Work to be completed
In the listing below, locate the lines that hold the string "matplotlib". Copy those lines.

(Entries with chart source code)
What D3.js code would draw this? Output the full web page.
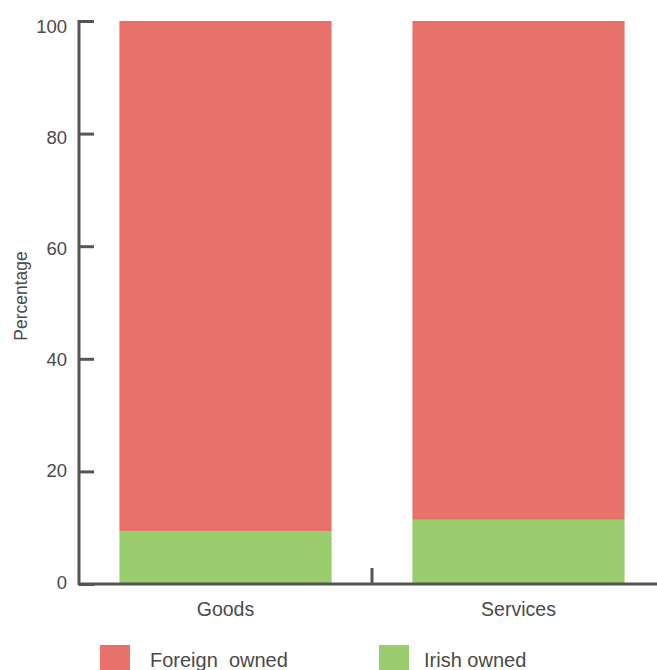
<!DOCTYPE html>
<html><head><meta charset="utf-8">
<script src="https://cdn.jsdelivr.net/npm/d3@7"></script>
<style>body{margin:0;background:#fff}svg{display:block}text{font-family:"Liberation Sans",Arial,sans-serif;fill:#4a4a4a}</style>
</head><body><svg id="c" width="657" height="670"></svg>
<script>
const categories = ["Goods", "Services"];
const irishOwned = [9.4, 11.4];
const foreignOwned = [90.6, 88.6];
const yTicks = [0, 20, 40, 60, 80, 100];
const seriesNames = ["Foreign  owned", "Irish owned"];
const colors = ["#E8716B", "#9ACD6E"];

const svg = d3.select("#c");
const x = d3.scaleBand().domain(categories).range([79, 665]).paddingInner(0.276).paddingOuter(0.138);
const y = d3.scaleLinear().domain([0, 100]).range([584, 21]);
const yLab = d3.scaleLinear().domain([0, 100]).range([588.5, 33.3]);

const rows = categories.map((c, i) => ({cat: c, irish: irishOwned[i], foreign: foreignOwned[i]}));
const stack = d3.stack().keys(["irish", "foreign"])(rows);
const colorOf = {irish: colors[1], foreign: colors[0]};

svg.append("g").selectAll("g").data(stack).join("g")
  .attr("fill", d => colorOf[d.key])
  .selectAll("rect").data(d => d).join("rect")
  .attr("x", d => x(d.data.cat))
  .attr("width", x.bandwidth())
  .attr("y", d => y(d[1]))
  .attr("height", d => y(d[0]) - y(d[1]));

// y axis
const ya = svg.append("g").attr("transform", "translate(79,0)")
  .call(d3.axisRight(y).tickValues(yTicks).tickSize(15).tickFormat(""));
ya.select(".domain").remove();
ya.selectAll("line").attr("stroke", "#555").attr("stroke-width", 3);
svg.append("line").attr("x1", 79).attr("x2", 79).attr("y1", 20).attr("y2", 585)
  .attr("stroke", "#555").attr("stroke-width", 3);
svg.append("g").selectAll("text").data(yTicks).join("text")
  .attr("x", 67).attr("y", d => yLab(d)).attr("text-anchor", "end")
  .attr("font-size", 18.5).text(d => d);

// x axis
svg.append("line").attr("x1", 78).attr("x2", 657).attr("y1", 584).attr("y2", 584)
  .attr("stroke", "#555").attr("stroke-width", 3);
const mid = (x("Goods") + x.bandwidth() + x("Services")) / 2;
svg.append("line").attr("x1", mid).attr("x2", mid).attr("y1", 584).attr("y2", 568)
  .attr("stroke", "#555").attr("stroke-width", 3);
svg.append("g").selectAll("text").data(categories).join("text")
  .attr("x", d => x(d) + x.bandwidth() / 2).attr("y", 616).attr("text-anchor", "middle")
  .attr("font-size", 19.5).text(d => d);

svg.append("text").attr("transform", "translate(27,296) rotate(-90)")
  .attr("text-anchor", "middle").attr("font-size", 17.5).text("Percentage");

// legend
const lx = [100, 379];
const lg = svg.append("g").selectAll("g").data(seriesNames).join("g")
  .attr("transform", (d, i) => `translate(${lx[i]},645)`);
lg.append("rect").attr("width", 30).attr("height", 25).attr("fill", (d, i) => colors[i]);
lg.append("text").attr("x", (d, i) => i === 0 ? 50 : 45).attr("y", 21.5).attr("font-size", 20)
  .attr("xml:space", "preserve").style("white-space", "pre").text(d => d);
</script></body></html>
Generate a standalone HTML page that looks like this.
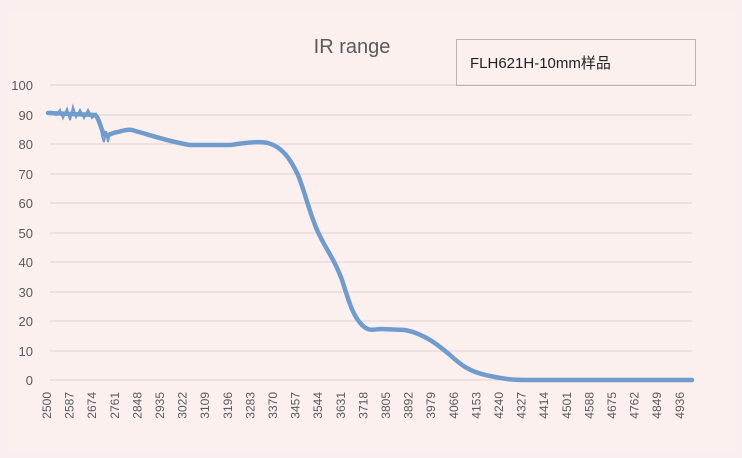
<!DOCTYPE html>
<html><head><meta charset="utf-8"><style>
body{margin:0;background:#fbeeee;}
svg{display:block}
text{font-family:"Liberation Sans","Noto Sans CJK SC",sans-serif;fill:#595959}
</style></head><body>
<svg width="742" height="458" xmlns="http://www.w3.org/2000/svg">
<rect width="742" height="458" fill="#fbeeee"/>
<rect x="6" y="10" width="730" height="440" fill="#fcf0ef"/>
<g stroke="#dcd0d0" stroke-width="1">
<line x1="50" x2="692" y1="85" y2="85"/><line x1="50" x2="692" y1="115" y2="115"/>
<line x1="50" x2="692" y1="144" y2="144"/><line x1="50" x2="692" y1="174" y2="174"/>
<line x1="50" x2="692" y1="203" y2="203"/><line x1="50" x2="692" y1="233" y2="233"/>
<line x1="50" x2="692" y1="262" y2="262"/><line x1="50" x2="692" y1="292" y2="292"/>
<line x1="50" x2="692" y1="321" y2="321"/><line x1="50" x2="692" y1="351" y2="351"/>
<line x1="50" x2="692" y1="380" y2="380"/>
</g>
<g font-size="13" text-anchor="end">
<text x="33" y="90">100</text><text x="33" y="120">90</text><text x="33" y="149">80</text>
<text x="33" y="179">70</text><text x="33" y="208">60</text><text x="33" y="238">50</text>
<text x="33" y="267">40</text><text x="33" y="297">30</text><text x="33" y="326">20</text>
<text x="33" y="356">10</text><text x="33" y="385">0</text>
</g>
<text x="352" y="53" font-size="20" text-anchor="middle">IR  range</text>
<rect x="456.5" y="39.5" width="239" height="46" fill="none" stroke="#bdb3b3"/>
<text x="470" y="68" font-size="15" style="fill:#222">FLH621H-10mm样品</text>
<g font-size="12" text-anchor="end">
<text transform="translate(51,392) rotate(-90)">2500</text>
<text transform="translate(73.6,392) rotate(-90)">2587</text>
<text transform="translate(96.2,392) rotate(-90)">2674</text>
<text transform="translate(118.8,392) rotate(-90)">2761</text>
<text transform="translate(141.4,392) rotate(-90)">2848</text>
<text transform="translate(164,392) rotate(-90)">2935</text>
<text transform="translate(186.6,392) rotate(-90)">3022</text>
<text transform="translate(209.2,392) rotate(-90)">3109</text>
<text transform="translate(231.8,392) rotate(-90)">3196</text>
<text transform="translate(254.4,392) rotate(-90)">3283</text>
<text transform="translate(277,392) rotate(-90)">3370</text>
<text transform="translate(299.6,392) rotate(-90)">3457</text>
<text transform="translate(322.2,392) rotate(-90)">3544</text>
<text transform="translate(344.8,392) rotate(-90)">3631</text>
<text transform="translate(367.4,392) rotate(-90)">3718</text>
<text transform="translate(390,392) rotate(-90)">3805</text>
<text transform="translate(412.6,392) rotate(-90)">3892</text>
<text transform="translate(435.2,392) rotate(-90)">3979</text>
<text transform="translate(457.8,392) rotate(-90)">4066</text>
<text transform="translate(480.4,392) rotate(-90)">4153</text>
<text transform="translate(503,392) rotate(-90)">4240</text>
<text transform="translate(525.6,392) rotate(-90)">4327</text>
<text transform="translate(548.2,392) rotate(-90)">4414</text>
<text transform="translate(570.8,392) rotate(-90)">4501</text>
<text transform="translate(593.4,392) rotate(-90)">4588</text>
<text transform="translate(616,392) rotate(-90)">4675</text>
<text transform="translate(638.6,392) rotate(-90)">4762</text>
<text transform="translate(661.2,392) rotate(-90)">4849</text>
<text transform="translate(683.8,392) rotate(-90)">4936</text>
</g>
<path fill="none" stroke="#6f9ccd" stroke-width="4.5" stroke-linejoin="round" stroke-linecap="round" d="M48,113 L95,115 C99,117 101,130 104,134 S112,132 118,132 C122,131 126,129 132,130 C150,135 170,142 190,145 L230,145 C245,143 258,141 268,143 C282,147 290,158 298,175 C305,192 310,215 318,232 C325,248 335,260 342,280 C348,298 352,315 362,325 C368,331 372,330 380,329 L405,330 C425,334 438,345 450,355 C462,366 470,372 490,376 C505,379 512,380 525,380 L692,380"/>
<polyline fill="none" stroke="#6f9ccd" stroke-width="2" points="50,111 56,115 60,110 63,118 67,109 70,120 73,107 76,117 80,110 84,118 88,110 92,118 96,114 100,124 102,136 104,142 106,131 108,142 110,132"/>
</svg>
</body></html>
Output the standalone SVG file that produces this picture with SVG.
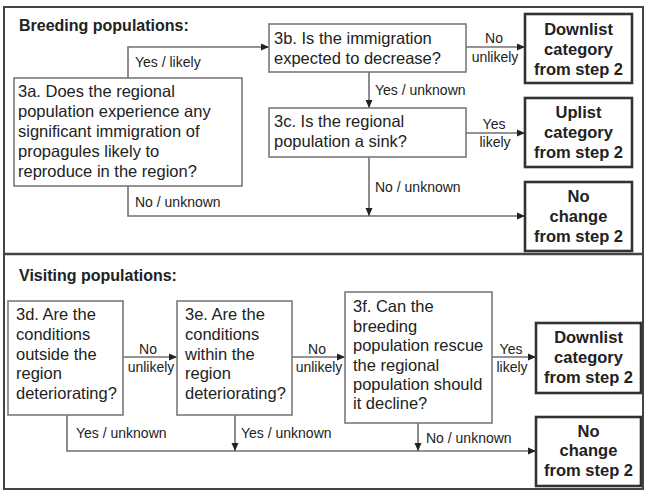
<svg xmlns="http://www.w3.org/2000/svg" width="651" height="492" viewBox="0 0 651 492">
<style>
text{font-family:"Liberation Sans",Arial,sans-serif;fill:#222}
.q{font-size:16.5px}
.r{font-size:16.5px;font-weight:bold;text-anchor:middle}
.h{font-size:16px;font-weight:bold}
.l{font-size:14px}
.lc{font-size:14px;text-anchor:middle}
.qb{fill:#fff;stroke:#7a7a7a;stroke-width:1.6}
.rb{fill:#fff;stroke:#333;stroke-width:2.6}
.c{fill:none;stroke:#707070;stroke-width:1.6}
.ca{fill:none;stroke:#707070;stroke-width:1.6;marker-end:url(#ah)}
</style>
<defs>
<marker id="ah" markerUnits="userSpaceOnUse" markerWidth="8" markerHeight="8" viewBox="0 0 8 8" refX="8" refY="4" orient="auto">
<path d="M0,0.5 L8,4 L0,7.5 Z" fill="#222"/>
</marker>
</defs>
<rect x="0" y="0" width="651" height="492" fill="#fff"/>
<g id="frame">
<rect x="4" y="7" width="639" height="482" fill="none" stroke="#444" stroke-width="2"/>
<line x1="4" y1="254" x2="643" y2="254" stroke="#444" stroke-width="2.4"/>
</g>
<text class="h" x="19" y="31">Breeding populations:</text>
<text class="h" x="19" y="281">Visiting populations:</text>
<g id="connectors">
<polyline class="ca" points="128,78 128,47 269,47"/>
<polyline class="ca" points="128,186 128,216 525,216"/>
<line class="ca" x1="466" y1="47" x2="525" y2="47"/>
<line class="ca" x1="369" y1="72" x2="369" y2="108"/>
<line class="ca" x1="466" y1="133" x2="525" y2="133"/>
<line class="ca" x1="369" y1="157" x2="369" y2="216"/>
<line class="ca" x1="123" y1="357" x2="177" y2="357"/>
<line class="ca" x1="292" y1="357" x2="345" y2="357"/>
<line class="ca" x1="492" y1="357" x2="536" y2="357"/>
<polyline class="ca" points="67,415 67,451 536,451"/>
<line class="ca" x1="235" y1="415" x2="235" y2="451"/>
<line class="ca" x1="418" y1="423" x2="418" y2="451"/>
<text class="l" x="135" y="67">Yes / likely</text>
<text class="l" x="135" y="207">No / unknown</text>
<text class="lc" x="494" y="43">No</text>
<text class="lc" x="495" y="62">unlikely</text>
<text class="l" x="375" y="95">Yes / unknown</text>
<text class="lc" x="494" y="129">Yes</text>
<text class="lc" x="495" y="147">likely</text>
<text class="l" x="375" y="192">No / unknown</text>
<text class="lc" x="148" y="354">No</text>
<text class="lc" x="151" y="372">unlikely</text>
<text class="lc" x="317" y="354">No</text>
<text class="lc" x="319" y="372">unlikely</text>
<text class="lc" x="511" y="354">Yes</text>
<text class="lc" x="512" y="372">likely</text>
<text class="l" x="76" y="438">Yes / unknown</text>
<text class="l" x="241" y="438">Yes / unknown</text>
<text class="l" x="426" y="443">No / unknown</text>
</g>
<g id="n3a">
<rect class="qb" x="14" y="78" width="228" height="108"/>
<text class="q" x="18" y="97">3a. Does the regional</text>
<text class="q" x="18" y="117">population experience any</text>
<text class="q" x="18" y="137">significant immigration of</text>
<text class="q" x="18" y="157">propagules likely to</text>
<text class="q" x="18" y="177">reproduce in the region?</text>
</g>
<g id="n3b">
<rect class="qb" x="269" y="24" width="197" height="48"/>
<text class="q" x="274" y="44">3b. Is the immigration</text>
<text class="q" x="274" y="64">expected to decrease?</text>
</g>
<g id="n3c">
<rect class="qb" x="269" y="108" width="197" height="49"/>
<text class="q" x="274" y="127">3c. Is the regional</text>
<text class="q" x="274" y="147">population a sink?</text>
</g>
<g id="r_down1">
<rect class="rb" x="525" y="14" width="107" height="69"/>
<text class="r" x="578.5" y="35">Downlist</text>
<text class="r" x="578.5" y="55">category</text>
<text class="r" x="578.5" y="75">from step 2</text>
</g>
<g id="r_up">
<rect class="rb" x="525" y="98" width="107" height="69"/>
<text class="r" x="578.5" y="118">Uplist</text>
<text class="r" x="578.5" y="138">category</text>
<text class="r" x="578.5" y="158">from step 2</text>
</g>
<g id="r_nc1">
<rect class="rb" x="525" y="182" width="107" height="69"/>
<text class="r" x="578.5" y="202">No</text>
<text class="r" x="578.5" y="222">change</text>
<text class="r" x="578.5" y="242">from step 2</text>
</g>
<g id="n3d">
<rect class="qb" x="8" y="301" width="115" height="114"/>
<text class="q" x="16" y="320">3d. Are the</text>
<text class="q" x="16" y="340">conditions</text>
<text class="q" x="16" y="360">outside the</text>
<text class="q" x="16" y="379">region</text>
<text class="q" x="16" y="399">deteriorating?</text>
</g>
<g id="n3e">
<rect class="qb" x="177" y="301" width="115" height="114"/>
<text class="q" x="185" y="320">3e. Are the</text>
<text class="q" x="185" y="340">conditions</text>
<text class="q" x="185" y="360">within the</text>
<text class="q" x="185" y="379">region</text>
<text class="q" x="185" y="399">deteriorating?</text>
</g>
<g id="n3f">
<rect class="qb" x="345" y="292" width="147" height="131"/>
<text class="q" x="353" y="312">3f. Can the</text>
<text class="q" x="353" y="332">breeding</text>
<text class="q" x="353" y="351">population rescue</text>
<text class="q" x="353" y="371">the regional</text>
<text class="q" x="353" y="390">population should</text>
<text class="q" x="353" y="409">it decline?</text>
</g>
<g id="r_down2">
<rect class="rb" x="536" y="323" width="105" height="70"/>
<text class="r" x="588.5" y="343">Downlist</text>
<text class="r" x="588.5" y="363">category</text>
<text class="r" x="588.5" y="383">from step 2</text>
</g>
<g id="r_nc2">
<rect class="rb" x="536" y="417" width="105" height="69"/>
<text class="r" x="588.5" y="437">No</text>
<text class="r" x="588.5" y="456">change</text>
<text class="r" x="588.5" y="476">from step 2</text>
</g>
</svg>
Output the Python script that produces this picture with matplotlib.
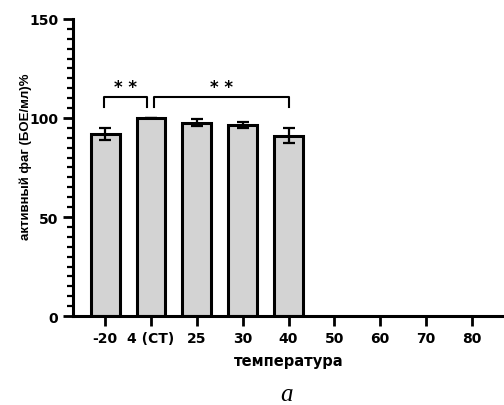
import numpy as np
import matplotlib.pyplot as plt
from matplotlib.ticker import MultipleLocator

# Phage activity after storage at different temperatures
temps = ['-20', '4 (CT)', '25', '30', '40', '50', '60', '70', '80']
activity = [92, 100, 97.5, 96.5, 91, 0, 0, 0, 0]
errors = [3, 0, 1.8, 1.7, 3.7, 0, 0, 0, 0]

plt.rcParams['font.family'] = ['DejaVu Sans']

fig = plt.figure(figsize=(5.04, 4.06), dpi=100)
ax = fig.add_axes([0.145, 0.219, 0.855, 0.732])

x = np.arange(len(temps))
n = 5  # only the first five temperatures have bars
ax.bar(x[:n], activity[:n], width=0.63, color='#d3d3d3', edgecolor='black',
       linewidth=2.2, zorder=2)
ax.errorbar(x[:n], activity[:n], yerr=errors[:n], fmt='none', ecolor='black',
            elinewidth=1.6, capsize=4, capthick=1.6, zorder=3)

# significance brackets
def bracket(x0, x1, y, h, label):
    ax.plot([x0, x0, x1, x1], [y - h, y, y, y - h], color='black', lw=1.5,
            clip_on=False)
    ax.text((x0 + x1) / 2, y + 2.5, label, ha='center', va='baseline',
            fontsize=12, fontweight='bold')

bracket(-0.02, 0.91, 110.5, 5, '* *')
bracket(1.07, 4.0, 110.5, 5, '* *')

ax.set_xlim(-0.7, 8.7)
ax.set_ylim(0, 150)
ax.set_xticks(x)
ax.set_xticklabels(temps)
ax.yaxis.set_major_locator(MultipleLocator(50))
ax.yaxis.set_minor_locator(MultipleLocator(5))

for side in ['top', 'right']:
    ax.spines[side].set_visible(False)
for side in ['left', 'bottom']:
    ax.spines[side].set_linewidth(2.2)

ax.tick_params(axis='both', which='major', width=2.0, length=7,
               labelsize=10)
ax.tick_params(axis='y', which='minor', width=1.6, length=4.5)
for lab in ax.get_xticklabels() + ax.get_yticklabels():
    lab.set_fontweight('bold')

ax.set_xlabel('температура', fontsize=10.5, fontweight='bold', labelpad=6)
ax.set_ylabel('активный фаг (БОЕ/мл)%', fontsize=9.5, fontweight='bold',
              family=['Liberation Sans', 'DejaVu Sans'])
ax.yaxis.set_label_coords(-0.095, 0.54)

fig.text(0.569, 0.028, 'а', fontsize=18, style='italic',
         family=['Liberation Serif', 'DejaVu Serif'], ha='center',
         va='center')

fig.savefig('out.png', dpi=100)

Worked solution
Output the Python script that produces this picture with matplotlib.
import matplotlib.pyplot as plt
from matplotlib.ticker import MultipleLocator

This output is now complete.